Noting that the SPG’s procedures and practice of handling the public “must continue to evolve along with your professional skills”, he said: “I am aware that sometimes you face criticism on this count.
“While I am conscious that a lot is being done to minimise the inconvenience levels faced by the ordinary citizen, I am sure that a lot more can be done to further professionalise and improve matters.
“Innovative lateral thinking along with an independent approach is perhaps the way ahead,” he said, expressing confidence that the SPG, “as part of its culture of excellence, would endeavour to produce even better results in this sphere in future”.
Turning to the scourge of terrorism, Manmohan Singh said the number of important dignitaries at risk from terrorist threats has increased and “is a source of great concern for governments around the world”.
“We have to work with the international community to devise measures that combat this menace, particularly in democratic countries that are open societies and where people enjoy freedom of movement. Terrorism anywhere is a threat to freedom and democracy everywhere.”
In this context, he reiterated the government’s “firm commitment” to deal with such threats to peace and security, to political stability and economic progress, to social and communal harmony in the country.
“Whatever the source of terrorism, we are determined to root it out and ensure that in a democracy political change can only come through the ballot box and not through the barrel of a gun,” the prime minister maintained.
Referring to the assassination of then prime minister Indira Gandhi by her police bodyguards in 1984, Manmohan Singh noted that it was also around that time that the scourge of terrorism appeared.
“SPG was, therefore, set up as a committed, disciplined and highly trained outfit, comprising handpicked officers, assigned the exclusive responsibility of providing discreet, yet effective and foolproof security to the highest political office of the country.”
Today, the SPG had developed and evolved into “a formidable force, displaying a high degree of professionalism and the most outstanding level of commitment to its responsibilities.
“It is indeed a matter of pride that India has such a committed and well-trained force, a force that is second to none in the world, for the security of the highest political leadership.”
Speaking about the evolution of the SPG, he said its adoption of “proximate use of force” was indicative of its quest to equip itself with the most appropriate techniques to face the challenges that lie ahead.
“I am happy to learn that SPG is thinking of setting up a new counter sniper unit.

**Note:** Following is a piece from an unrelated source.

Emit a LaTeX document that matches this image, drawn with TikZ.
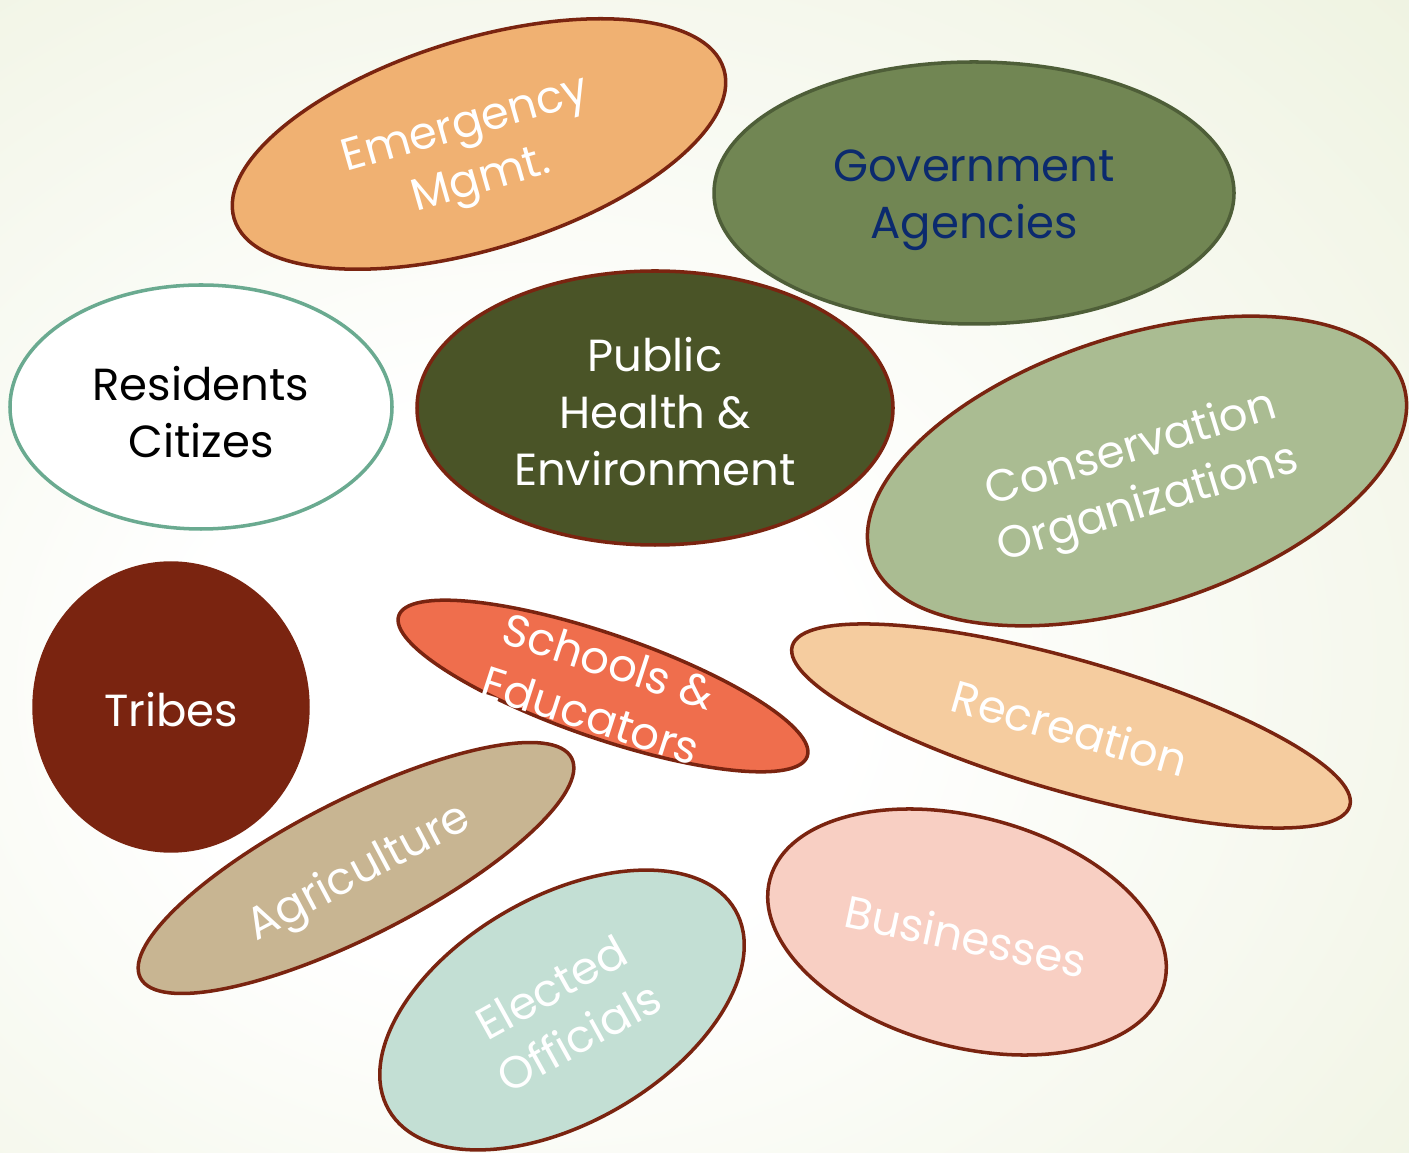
\documentclass[tikz,border=0pt]{standalone}
\usepackage{fontspec}
\setmainfont{Poppins}
\usepackage{xcolor}
\usepackage{tikz}
\usetikzlibrary{calc}

\definecolor{bggreen}{HTML}{E3EACB}
\definecolor{rimred}{HTML}{7A2410}
\definecolor{emfill}{HTML}{F0B172}
\definecolor{govfill}{HTML}{718653}
\definecolor{govrim}{HTML}{4E5E38}
\definecolor{govtext}{HTML}{0B2A6E}
\definecolor{resrim}{HTML}{6AAA90}
\definecolor{phfill}{HTML}{4A5427}
\definecolor{consfill}{HTML}{AABC92}
\definecolor{schfill}{HTML}{EF6E4D}
\definecolor{recfill}{HTML}{F5CC9F}
\definecolor{agrfill}{HTML}{C8B592}
\definecolor{elefill}{HTML}{C3DFD4}
\definecolor{busfill}{HTML}{F8CFC3}

\pgfdeclareradialshading{bgshade}{\pgfpoint{-8bp}{-6bp}}{%
  color(0bp)=(white); color(12bp)=(white); color(62bp)=(bggreen); color(80bp)=(bggreen)}

\tikzset{
  blob/.style={draw=rimred, line width=1pt},
  tag/.style={align=center, text=white, inner sep=0pt,
    font=\fontsize{12.8}{16.2}\selectfont}
}

\begin{document}
\begin{tikzpicture}
	% Background
	\shade[shading=bgshade] (0,0) rectangle (14.09,-11.53);
	\useasboundingbox (0,0) rectangle (14.09,-11.53);
	% Emergency Mgmt.
	\draw[blob, fill=emfill, rotate around={17:(4.79,-1.44)}] (4.79,-1.44) ellipse (2.56 and 1.05);
	\node[tag, rotate=16] (emergency) at (4.74,-1.55) {Emergency\\Mgmt.};
	% Government Agencies
	\draw[blob, draw=govrim, fill=govfill] (9.74,-1.93) ellipse (2.60 and 1.31);
	\node[tag, text=govtext] (government) at (9.74,-2.00) {Government\\Agencies};
	% Residents Citizes
	\draw[blob, draw=resrim, fill=white] (2.01,-4.07) ellipse (1.91 and 1.22);
	\node[tag, text=black] (residents) at (2.01,-4.12) {Residents\\Citizes};
	% Public Health & Environment
	\draw[blob, fill=phfill] (6.55,-4.08) ellipse (2.38 and 1.37);
	\node[tag] (health) at (6.55,-4.12) {Public\\Health \&\\Environment};
	% Conservation Organizations
	\draw[blob, fill=consfill, rotate around={18:(11.37,-4.71)}] (11.37,-4.71) ellipse (2.80 and 1.35);
	\node[tag, rotate=17] (conservation) at (11.40,-4.78) {Conservation\\Organizations};
	% Tribes
	\draw[draw=rimred, fill=rimred] (1.71,-7.07) ellipse (1.38 and 1.45);
	\node[tag] (tribes) at (1.71,-7.10) {Tribes};
	% Schools & Educators
	\draw[blob, fill=schfill, rotate around={-19:(6.03,-6.86)}] (6.03,-6.86) ellipse (2.16 and 0.52);
	\node[tag, rotate=-18] (schools) at (6.00,-6.88) {Schools \&\\Educators};
	% Recreation
	\draw[blob, fill=recfill, rotate around={-16:(10.71,-7.26)}] (10.71,-7.26) ellipse (2.90 and 0.66);
	\node[tag, rotate=-16] (recreation) at (10.70,-7.28) {Recreation};
	% Agriculture
	\draw[blob, fill=agrfill, rotate around={27:(3.56,-8.68)}] (3.56,-8.68) ellipse (2.42 and 0.68);
	\node[tag, rotate=28] (agriculture) at (3.60,-8.74) {Agriculture};
	% Elected Officials
	\draw[blob, fill=elefill, rotate around={30:(5.62,-10.10)}] (5.62,-10.10) ellipse (2.00 and 1.13);
	\node[tag, rotate=29] (elected) at (5.65,-10.12) {Elected\\Officials};
	% Businesses
	\draw[blob, fill=busfill, rotate around={-15:(9.67,-9.32)}] (9.67,-9.32) ellipse (2.04 and 1.15);
	\node[tag, rotate=-12] (businesses) at (9.66,-9.36) {Businesses};
\end{tikzpicture}
\end{document}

This is indicative of forward thinking that we associate with the SPG.
“I am also happy to note that the SPG proposes to build capabilities in the field of bomb disposal and is making a determined bid to equip itself to deal with threats from chemical, biological, radiological and nuclear agents.”
The prime minister added that the government “will ensure that SPG gets all that it requires to upgrade the skills of its personnel and the organisation”.